This question "what is best" cannot be answered in any meaningful manner.
A cursory glance of the issues easily lays out the fact that this is a multi-variable optimization problem with multiple local optima. So, it depends on what you want:
1. Well-funded operation with long history, big cap, plenty of liquid cash and low counterparty risk (in this regard)
2. Broker, broker + bank license or broker + bank license + clearinghouse all in one?
3. API/features
4. Efficiency, uptime/SLA, historical ability to execute, delays
5. Pricing structure
6. Markets and tradable assets availble
.... etc.
The RH/WSB fiasco outlined the probles with at least 1 & 2.
RH does at least some of it's own clearing, but it gave way too easily margin to idiots and clearly was not independent. The order came from above and they folded. Cross it off the list, or anybody with similar business model, dependencies and lack of own liquid capital and risk mangement. I doubt anybody here was using it anyway.
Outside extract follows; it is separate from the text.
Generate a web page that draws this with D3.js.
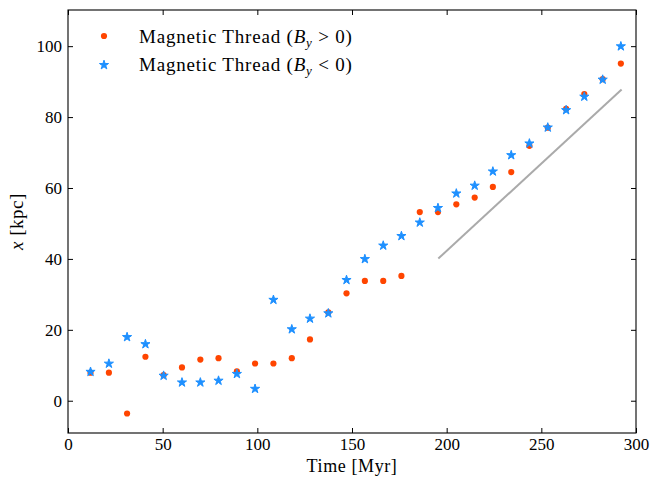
<!DOCTYPE html>
<html>
<head>
<meta charset="utf-8">
<script src="https://cdn.jsdelivr.net/npm/d3@7"></script>
<style>
  body { margin: 0; background: #fff; }
  svg text { font-family: "Liberation Serif", "DejaVu Serif", serif; fill: #000; }
</style>
</head>
<body>
<svg id="viz"></svg>
<script>
const svg = d3.select("#viz");

// time stamps (Myr), shared by both series
const times = [11.9, 21.6, 31.2, 40.9, 50.5, 60.2, 69.9, 79.5, 89.2, 98.8,
  108.5, 118.2, 127.8, 137.5, 147.1, 156.8, 166.5, 176.1, 185.8, 195.4,
  205.1, 214.8, 224.4, 234.1, 243.7, 253.4, 263.1, 272.7, 282.4, 292.0];

// B_y > 0 (red dots)
const xPos = [7.9, 7.9, -3.6, 12.4, 7.2, 9.4, 11.6, 12.0, 8.3, 10.5,
  10.5, 12.0, 17.3, 24.9, 30.3, 33.8, 33.8, 35.2, 53.2, 53.2,
  55.4, 57.3, 60.3, 64.5, 71.9, 77.0, 82.3, 86.5, 90.7, 95.1];

// B_y < 0 (blue stars)
const xNeg = [8.3, 10.6, 18.1, 16.1, 7.2, 5.3, 5.3, 5.8, 7.7, 3.5,
  28.6, 20.3, 23.3, 24.8, 34.2, 40.1, 43.9, 46.6, 50.4, 54.5,
  58.6, 60.8, 64.8, 69.4, 72.7, 77.2, 82.1, 85.9, 90.7, 100.1];

// gray reference line
const refLine = [[195.6, 40.1], [292.4, 87.8]];

const xTicks = [0, 50, 100, 150, 200, 250, 300];
const yTicks = [0, 20, 40, 60, 80, 100];

const W = 650, H = 480;
const m = {left: 68, right: 14, top: 10, bottom: 47};

svg.attr("width", W).attr("height", H);

const x = d3.scaleLinear().domain([0, 300]).range([m.left, W - m.right]);
const y = d3.scaleLinear().domain([-9.1, 110.2]).range([H - m.bottom, m.top]);

const red = "#ff4500", blue = "#1e90ff";
const tickLen = 5;

// ticks inside, on all four sides
svg.append("g")
  .attr("transform", `translate(0,${H - m.bottom})`)
  .call(d3.axisBottom(x).tickValues(xTicks).tickSizeInner(-tickLen).tickSizeOuter(0).tickPadding(5))
  .call(g => g.select(".domain").remove())
  .call(g => g.selectAll("text").attr("font-size", 17));

svg.append("g")
  .attr("transform", `translate(0,${m.top})`)
  .call(d3.axisTop(x).tickValues(xTicks).tickSizeInner(-tickLen).tickSizeOuter(0).tickFormat(""))
  .call(g => g.select(".domain").remove());

svg.append("g")
  .attr("transform", `translate(${m.left},0)`)
  .call(d3.axisLeft(y).tickValues(yTicks).tickSizeInner(-tickLen).tickSizeOuter(0).tickPadding(6))
  .call(g => g.select(".domain").remove())
  .call(g => g.selectAll("text").attr("font-size", 17));

svg.append("g")
  .attr("transform", `translate(${W - m.right},0)`)
  .call(d3.axisRight(y).tickValues(yTicks).tickSizeInner(-tickLen).tickSizeOuter(0).tickFormat(""))
  .call(g => g.select(".domain").remove());

svg.selectAll(".tick line").attr("stroke", "#000").attr("stroke-width", 1);

// frame
svg.append("rect")
  .attr("x", m.left).attr("y", m.top)
  .attr("width", W - m.left - m.right).attr("height", H - m.top - m.bottom)
  .attr("fill", "none").attr("stroke", "#000").attr("stroke-width", 1.1);

// reference line
svg.append("path")
  .datum(refLine)
  .attr("d", d3.line().x(d => x(d[0])).y(d => y(d[1])))
  .attr("stroke", "#aaaaaa").attr("stroke-width", 2).attr("fill", "none");

const star = d3.symbol().type(d3.symbolStar).size(26);

svg.append("g").selectAll("circle")
  .data(times.map((t, i) => [t, xPos[i]]))
  .enter()
  .append("circle")
  .attr("cx", d => x(d[0]))
  .attr("cy", d => y(d[1]))
  .attr("r", 3.1)
  .attr("fill", red);

svg.append("g").selectAll("path")
  .data(times.map((t, i) => [t, xNeg[i]]))
  .enter()
  .append("path")
  .attr("d", star)
  .attr("transform", d => `translate(${x(d[0])},${y(d[1]) + 0.5})`)
  .attr("fill", blue)
  .attr("stroke", blue).attr("stroke-width", 1).attr("stroke-linejoin", "round");

// axis labels
svg.append("text")
  .attr("x", (m.left + W - m.right) / 2).attr("y", 472)
  .attr("text-anchor", "middle").attr("font-size", 18)
  .attr("letter-spacing", 0.6)
  .text("Time [Myr]");

const yl = svg.append("text")
  .attr("transform", `translate(23,${(m.top + H - m.bottom) / 2}) rotate(-90)`)
  .attr("text-anchor", "middle").attr("font-size", 19)
  .attr("letter-spacing", 0.5);
yl.append("tspan").attr("font-style", "italic").text("x");
yl.append("tspan").text(" [kpc]");

// legend
const legend = [
  {sym: "circle", sign: " > 0)"},
  {sym: "star", sign: " < 0)"}
];
legend.forEach((d, i) => {
  const ly = 36 + i * 28.5;
  if (d.sym === "circle") {
    svg.append("circle").attr("cx", 104).attr("cy", ly).attr("r", 3.1).attr("fill", red);
  } else {
    svg.append("path").attr("d", star).attr("transform", `translate(104,${ly + 0.5})`)
      .attr("fill", blue).attr("stroke", blue).attr("stroke-width", 1).attr("stroke-linejoin", "round");
  }
  const t = svg.append("text").attr("x", 139).attr("y", ly + 6.5).attr("font-size", 19)
    .attr("letter-spacing", 0.8);
  t.append("tspan").text("Magnetic Thread (");
  t.append("tspan").attr("font-style", "italic").text("B");
  t.append("tspan").attr("font-style", "italic").attr("font-size", 13).attr("dy", 4).text("y");
  t.append("tspan").attr("dy", -4).text(d.sign);
});
</script>
</body>
</html>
IBKR was a more interesting case. It doesn't do clearing, but it provides much better account protection, is fairly well funded and does much better risk management. But they also folded, prevented even buying of stocks. This is completely unacceptable. Off the list (and my current broker, btw).
But then what does one switch over to? That depends on the requirements. All brokers have their issues and the above list is just a start.
I've been looking at non-US brokers (Degiro, Plus500, etc) because much of the crap comes from US administration/rules, but the alternatives are just horrible in all regards. I wouldn't trust any of them with more than 10K of my own cash. They are just betting casinos with horrible software/APIs/support/risk management/market availability.
So what is one left with?
The older, bigger, more expensive, clunkier companies.
There's no free lunch here.
If anybody finds a good non-US international alternative for IBKR, please let us all know.